My dad is a bit of an enigma to me, obviously decipherable in many ways but completely baffling in others. There are parts of his character that I will never understand in their singularity but when you put the whole thing together he sort of makes sense. Sort of. But he never fails to surprise me, with his track record you wouldn't automatically turn to him for support in a crisis, but a few weeks ago that's exactly what I did.
I didn't mean to or even intend to call him in that moment but I instinctively felt like I needed to. I was half expecting some straight talking acorns of wisdom to be rammed down my throat, after all, this is the man who tells me quite unashamedly that I was conceived in the back seat of a ford cortina at the prettier end of a cornish graveyard when he and my mum were in the fledgling stages of romance.

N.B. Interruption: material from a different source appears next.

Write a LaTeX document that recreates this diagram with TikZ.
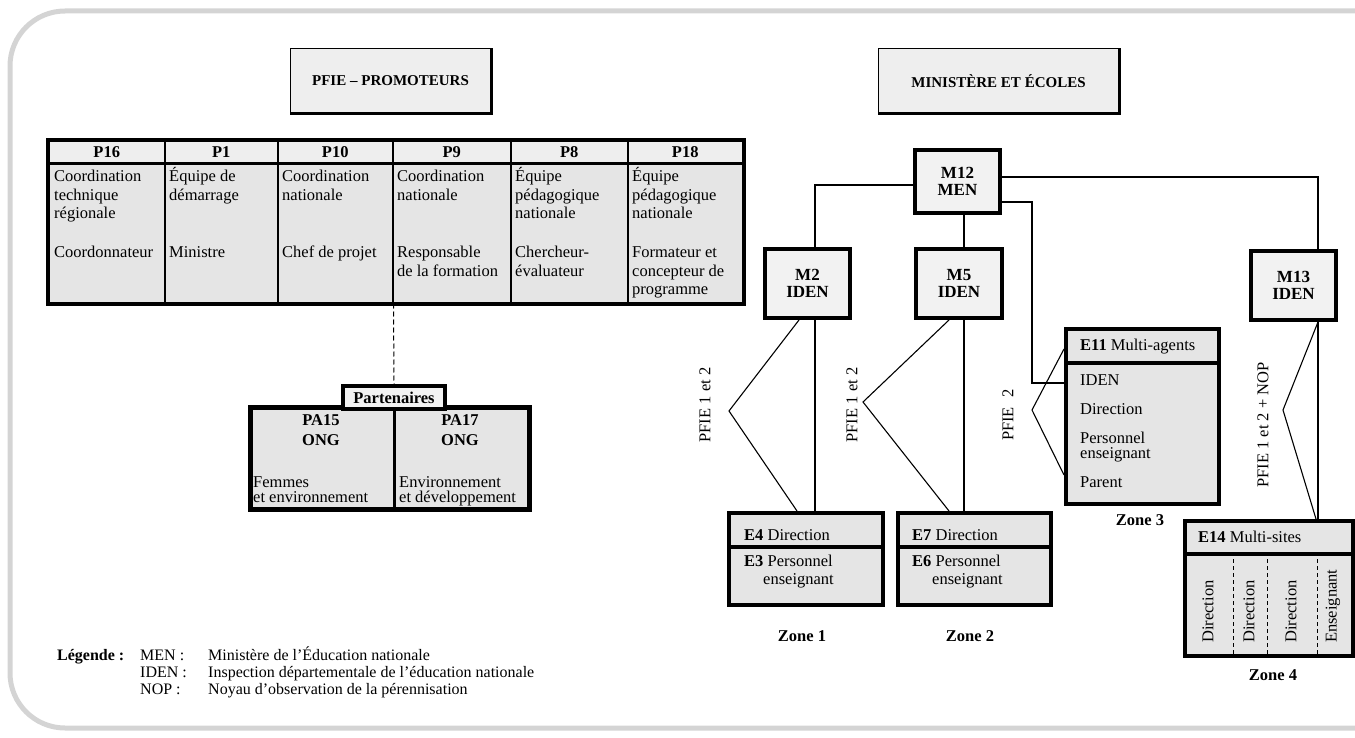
\documentclass[tikz,border=0pt]{standalone}
\usepackage{fontspec}
\setmainfont{Liberation Serif}
\usetikzlibrary{calc}
\definecolor{framegray}{HTML}{D4D4D4}
\definecolor{cellgray}{HTML}{E5E5E5}
\definecolor{mgray}{HTML}{F2F2F2}
\definecolor{headgray}{HTML}{EEEEEE}
\newcommand\myfs{\fontsize{16.5}{18.5}\selectfont}
\newcommand\legfs{\fontsize{16}{17}\selectfont}
\newcommand\ml[1]{\parbox[t]{150pt}{\raggedright #1}}
\newcommand\mc[1]{\begin{tabular}[t]{@{}c@{}}#1\end{tabular}}
\begin{document}
\begin{tikzpicture}[x=1pt,y=-1pt,
  every node/.style={inner sep=0pt, font=\myfs},
  hcell/.style={draw, line width=1.5pt, fill=headgray, anchor=north west, minimum height=22pt, font=\myfs\bfseries},
  bcell/.style={draw, line width=1.5pt, fill=cellgray, anchor=north west, minimum height=140pt},
  txt/.style={anchor=base west},
  mbox/.style={draw, line width=4pt, fill=mgray, anchor=north west, align=center, font=\fontsize{17}{17.5}\selectfont\bfseries},
  ebox/.style={draw, line width=4pt, fill=cellgray, anchor=north west},
  conn/.style={line width=1.1pt},
  zonelbl/.style={font=\myfs\bfseries},
  vlabel/.style={rotate=90, font=\myfs},
  titlebox/.style={draw, line width=1pt, fill=headgray, anchor=north west, font=\fontsize{15}{17}\selectfont\bfseries},
]
\useasboundingbox (0,0) rectangle (1355,738);
\begin{scope}
  \clip (0,0) rectangle (1355,738);
  \draw[framegray, line width=5pt, rounded corners=55pt] (10,11) rectangle (1420,728);
\end{scope}

% titles
\node[titlebox, minimum width=200pt, minimum height=65pt] (T1) at (290,48) {PFIE -- PROMOTEURS};
\draw[line width=3pt] (T1.south west) -- (T1.south east) -- (T1.north east);
\node[titlebox, minimum width=240pt, minimum height=65pt] (T2) at (878,48) {MINISTÈRE ET ÉCOLES};
\draw[line width=3pt] (T2.south west) -- (T2.south east) -- (T2.north east);

% table
\node[hcell, minimum width=116pt] (h1) at (48,140) {P16};
\node[hcell, minimum width=113pt] (h2) at (164,140) {P1};
\node[hcell, minimum width=115pt] (h3) at (277,140) {P10};
\node[hcell, minimum width=118pt] (h4) at (392,140) {P9};
\node[hcell, minimum width=117pt] (h5) at (510,140) {P8};
\node[hcell, minimum width=115pt] (h6) at (627,140) {P18};
\node[bcell, minimum width=116pt] (b1) at (48,162) {};
\node[bcell, minimum width=113pt] (b2) at (164,162) {};
\node[bcell, minimum width=115pt] (b3) at (277,162) {};
\node[bcell, minimum width=118pt] (b4) at (392,162) {};
\node[bcell, minimum width=117pt] (b5) at (510,162) {};
\node[bcell, minimum width=115pt] (b6) at (627,162) {};
\draw[line width=4pt] (h1.north west) rectangle (b6.south east);
\draw[line width=3pt] (h1.south west) -- (h6.south east);

\node[txt] (t1a) at (54,182) {\ml{Coordination\\technique\\régionale}};
\node[txt] (t1b) at (54,258) {\ml{Coordonnateur}};
\node[txt] (t2a) at (169,182) {\ml{Équipe de\\démarrage}};
\node[txt] (t2b) at (169,258) {\ml{Ministre}};
\node[txt] (t3a) at (282,182) {\ml{Coordination\\nationale}};
\node[txt] (t3b) at (282,258) {\ml{Chef de projet}};
\node[txt] (t4a) at (397,182) {\ml{Coordination\\nationale}};
\node[txt] (t4b) at (397,258) {\ml{Responsable\\de la formation}};
\node[txt] (t5a) at (515,182) {\ml{Équipe\\pédagogique\\nationale}};
\node[txt] (t5b) at (515,258) {\ml{Chercheur-\\évaluateur}};
\node[txt] (t6a) at (632,182) {\ml{Équipe\\pédagogique\\nationale}};
\node[txt] (t6b) at (632,258) {\ml{Formateur et\\concepteur de\\programme}};

% partenaires
\node[ebox, line width=2.5pt, minimum width=143pt, minimum height=100pt] (pa15) at (250,407) {};
\node[ebox, line width=2.5pt, minimum width=134pt, minimum height=100pt] (pa17) at (393,407) {};
\draw[line width=4pt] (pa15.north west) rectangle (pa17.south east);
\node[ebox, fill=mgray, minimum width=102pt, minimum height=23pt, font=\myfs\bfseries] (part) at (341,384) {Partenaires};
\draw[dash pattern=on 5pt off 3pt, line width=1pt] (b3.south east) -- (part.north);
\node[anchor=base, font=\fontsize{16.5}{20}\selectfont\bfseries] (pa15t) at (321,425) {\mc{PA15\\ONG}};
\node[anchor=base, font=\fontsize{16.5}{20}\selectfont\bfseries] (pa17t) at (460,425) {\mc{PA17\\ONG}};
\node[txt] (pa15d) at (253,487) {\fontsize{16.5}{15.5}\selectfont\ml{Femmes\\et environnement}};
\node[txt] (pa17d) at (399,487) {\fontsize{16.5}{15.5}\selectfont\ml{Environnement\\et développement}};

% ministry side
\node[mbox, minimum width=85pt, minimum height=63pt] (M12) at (913,148) {M12\\MEN};
\node[mbox, minimum width=85pt, minimum height=69pt] (M2) at (763,247) {M2\\IDEN};
\node[mbox, minimum width=86pt, minimum height=69pt] (M5) at (914,247) {M5\\IDEN};
\node[mbox, minimum width=85pt, minimum height=69pt] (M13) at (1249,249) {M13\\IDEN};

\node[ebox, minimum width=154pt, minimum height=34pt] (E4h) at (727,511) {};
\node[ebox, minimum width=154pt, minimum height=58pt] (E4b) at (727,545) {};
\node[txt] (E4t) at (744,540) {\textbf{E4} Direction};
\node[txt] (E3t) at (744,566) {\ml{\textbf{E3} Personnel\\\hspace*{19pt}enseignant}};

\node[ebox, minimum width=153pt, minimum height=34pt] (E7h) at (896,511) {};
\node[ebox, minimum width=153pt, minimum height=58pt] (E7b) at (896,545) {};
\node[txt] (E7t) at (912,540) {\textbf{E7} Direction};
\node[txt] (E6t) at (912,566) {\ml{\textbf{E6} Personnel\\\hspace*{20pt}enseignant}};

\node[ebox, minimum width=153pt, minimum height=34pt] (E11h) at (1064,327) {};
\node[ebox, minimum width=153pt, minimum height=141pt] (E11b) at (1064,361) {};
\node[txt] (E11t) at (1080,350) {\textbf{E11} Multi-agents};
\node[txt] (E11a) at (1080,385) {IDEN};
\node[txt] (E11c) at (1080,414) {Direction};
\node[txt] (E11d) at (1080,443) {\fontsize{16.5}{15}\selectfont\ml{Personnel\\enseignant}};
\node[txt] (E11e) at (1080,487) {Parent};

\node[ebox, minimum width=168pt, minimum height=33pt] (E14h) at (1183,519) {};
\node[ebox, minimum width=168pt, minimum height=102pt] (E14b) at (1183,552) {};
\node[txt] (E14t) at (1198,542) {\textbf{E14} Multi-sites};
\coordinate (d1) at (1233,0);
\coordinate (d2) at (1267,0);
\coordinate (d3) at (1317,0);
\foreach \d in {d1,d2,d3}
  \draw[dash pattern=on 4pt off 3pt, line width=0.8pt] (E14b.north -| \d) -- (E14b.south -| \d);
\node[vlabel, anchor=west] (s1) at (1208,643) {Direction};
\node[vlabel, anchor=west] (s2) at (1249,643) {Direction};
\node[vlabel, anchor=west] (s3) at (1291,643) {Direction};
\node[vlabel, anchor=west] (s4) at (1333,643) {Enseignant};

% connectors
\coordinate (m5x) at (964,0);
\coordinate (m13x) at (1318,0);
\coordinate (c11) at (1032,383);
\draw[conn] ([yshift=-3.5pt]M12.west) -| ([xshift=7.5pt]M2.north);
\draw[conn] (M12.south -| m5x) -- (M5.north -| m5x);
\draw[conn] ([yshift=4.5pt]M12.east) -| (M13.north -| m13x);
\draw[conn] ([yshift=-20.5pt]M12.east) -| (c11) -- (c11 -| E11b.west);

\draw[conn] ([xshift=7.5pt]M2.south) -- ([xshift=9pt]E4h.north);
\coordinate (a2) at (729,411);
\draw[conn] ([xshift=-8.5pt]M2.south) -- (a2) -- ([xshift=-9pt]E4h.north);

\draw[conn] (M5.south -| m5x) -- (E7h.north -| m5x);
\coordinate (a5) at (863,402);
\draw[conn] ([xshift=-10pt]M5.south) -- (a5) -- ([xshift=-25.5pt]E7h.north);

\coordinate (a11) at (1032,410);
\draw[conn] ([yshift=-3pt]E11h.west) -- (a11) -- ([yshift=-41.5pt]E11b.west);

\draw[conn] (M13.south -| m13x) -- (E14h.north -| m13x);
\coordinate (a13) at (1283,410);
\draw[conn] (M13.south -| m13x) -- (a13) -- ([xshift=-2pt]E14h.north -| m13x);

% rotated labels
\node[vlabel] (l1) at (705,405) {PFIE 1 et 2};
\node[vlabel] (l2) at (852,405) {PFIE 1 et 2};
\node[vlabel] (l3) at (1008,415) {PFIE\,\, 2};
\node[vlabel] (l4) at (1263,425) {PFIE 1 et 2 + NOP};

% zones
\node[zonelbl] (z1) at (802,636) {Zone 1};
\node[zonelbl] (z2) at (970,636) {Zone 2};
\node[zonelbl] (z3) at (1140,520) {Zone 3};
\node[zonelbl] (z4) at (1273,675) {Zone 4};

% legend
\node[txt, font=\legfs\bfseries] (leg) at (57,660) {Légende :};
\node[txt, font=\legfs] (k1) at (140,660) {MEN :};
\node[txt, font=\legfs] (k2) at (140,677) {IDEN :};
\node[txt, font=\legfs] (k3) at (140,694) {NOP :};
\node[txt, font=\legfs] (v1) at (208,660) {Ministère de l’Éducation nationale};
\node[txt, font=\legfs] (v2) at (208,677) {Inspection départementale de l’éducation nationale};
\node[txt, font=\legfs] (v3) at (208,694) {Noyau d’observation de la pérennisation};
\end{tikzpicture}
\end{document}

And this is the man who has told every man I've ever dated that when I was three I got out of the paddling pool naked as a jay bird and took a dump on the steps in our then garden in full view of the neighbours.
Embarrassed much? Not really, the plus side of growing up with a dad who is straight talking, direct and brashly open is that I am mostly not easy to embarrass now. I've heard it all, and in a funny sort of way my openness is a gift from him. I've always being drawn to real, open people, anything other than that confuses me or at the very least makes me suspicious.

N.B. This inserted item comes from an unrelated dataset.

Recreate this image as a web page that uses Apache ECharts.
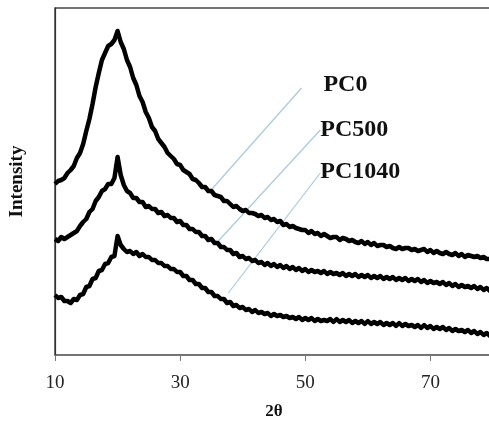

But with his direct manner, banter, penchant for the 'F' word and 'a mans man' approach to life, is the other part to him. The bit he wont let anyone reach, the emotionally hard part, his achilles heel, the part I've tried to drag out of him with questions, demands, furious reproaches and the silent treatment.
None of that worked.
Understanding your parents helps you understand yourself and in many ways I do, I can attribute my stubbornness, wanderlust, determination and openness to him, as well as my sense of humour and we have the same toes and cheekbones. But I don't see myself in his self centred behaviour or in his ability to be so fickle and throw away with peoples' hearts.
Maybe I needed a kick up the arse when I called him.
I didn't get one, what I did get was a frank discussion about being true to myself, empathy and 'I love you'.
Sometimes you get what you need in unexpected places or in unexpected ways, sometimes people surprise you, sometimes they don't. It's easy to write people off because they don't behave as we do or because we want them to be a certain way.
And that's a shame because one day that person may just prove you wrong, have a change of heart or be there when absolutely no one else in the world is.